The challenge
Easing the burdens of visual data collection
Collecting information in remote or sensitive environments, where human interaction can interfere with natural processes, is a challenging task. In these locations, like Antarctica, collecting demographic data, such as animal breeding frequency, birth rates and juvenile survival and even the number of fishing vessels in an area helps provide valuable information for research.
Collecting this information can be very labour intensive and usually involves people with binoculars sequentially counting. This type of monitoring can often face many challenges including logistical, weather and disturbance issues.
Our response
Turning a robot into our binoculars
We've developed a high resolution camera that can withstand the harshest of landscapes.
The system is called CRAGS which stands for CSIRO Ruggedised Autonomous Gigapixel System. It can capture a large area, say an entire colony of penguins, down to the individual animal, or an area of ocean, down to the individual boat, using high spatial resolution imagery to provide visual landscape and time-series data via a zoomable time-lapse video.
Our system is cost-effective and has proved to be useful for collecting data for questions scoped at scales of 20m – 3km and 30 minutes to six months on a single battery. This platform is comparable with the spatial scale of aerial survey images but with the temporal coverage of standard camera traps.
CRAGS specs
- Capture scale – 30m-3000m
- Mass – three components that are less than 10kg each
- Maximum deployment time on a single battery – six months
- Battery and SD card changes in the field without interrupting capture scheduling
- Autonomous control and scheduling system
- CRAGS can be custom secured to almost anything
- Output- zoomable high resolution timelapse video that can be shared online.
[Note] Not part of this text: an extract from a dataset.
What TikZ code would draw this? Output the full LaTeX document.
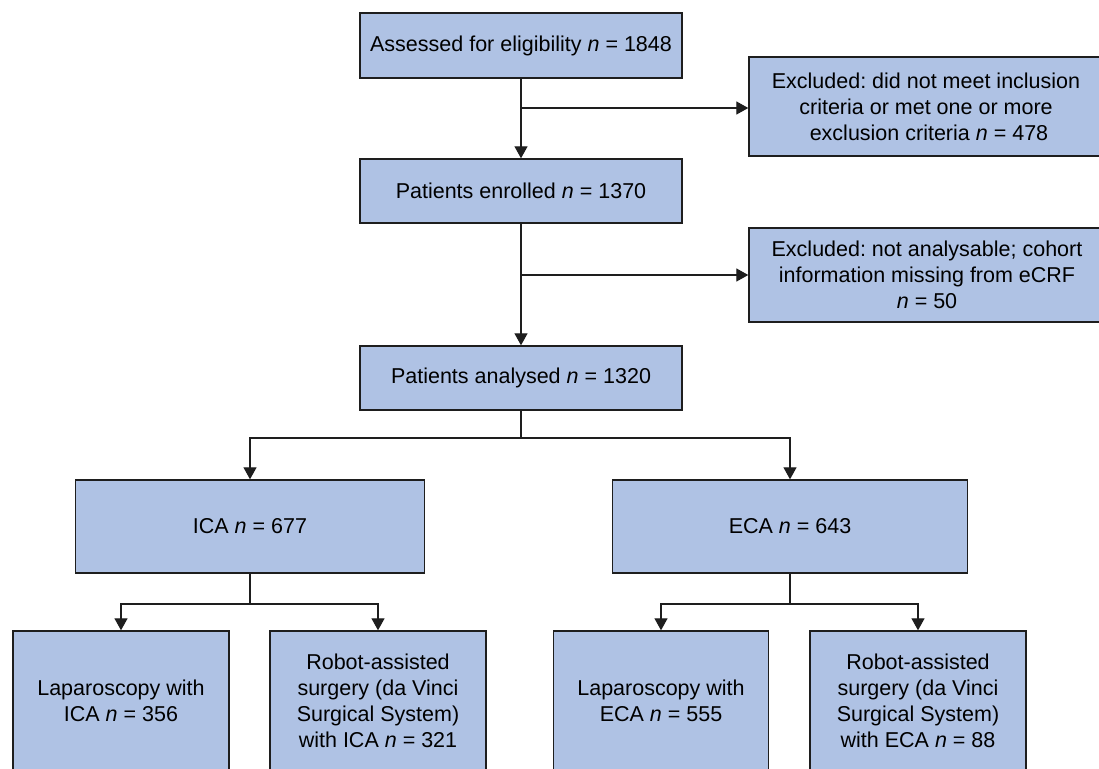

Processing several thousand camera images can be a daunting task. CRAGS gigapixel images are run through Time Machine software, which was developed by Carnegie Mellon University and adapted by CSIRO, to create months-long movies within the broader panorama of a site, which is zoomable, through time, down to an individual subject.
The results
Watching remote places through time and space
CRAGS has been successfully deployed across applications which include:
- monitoring of Gentoo and Chinstrap penguins, Antarctica
- several studies of shy albatross breeding biology, Albatross Island, Tasmania
- human disturbance to fur seal haul-out colonies, NSW
- fishing effort at an offshore artificial reef, Sydney, NSW
- patterns of human use within urban aquatic reserves, Sydney, NSW.
CRAGS allows researchers to follow an entire breeding season, instead of just visiting the site one or two times a year and from which researchers can examine the data from the comfort of their office.
CRAGS is a collaboration between the Coastal Development and Management and Engineering and Technology programs in CSIRO's Oceans and Atmosphere and supports critical research in wildlife and fisheries studies.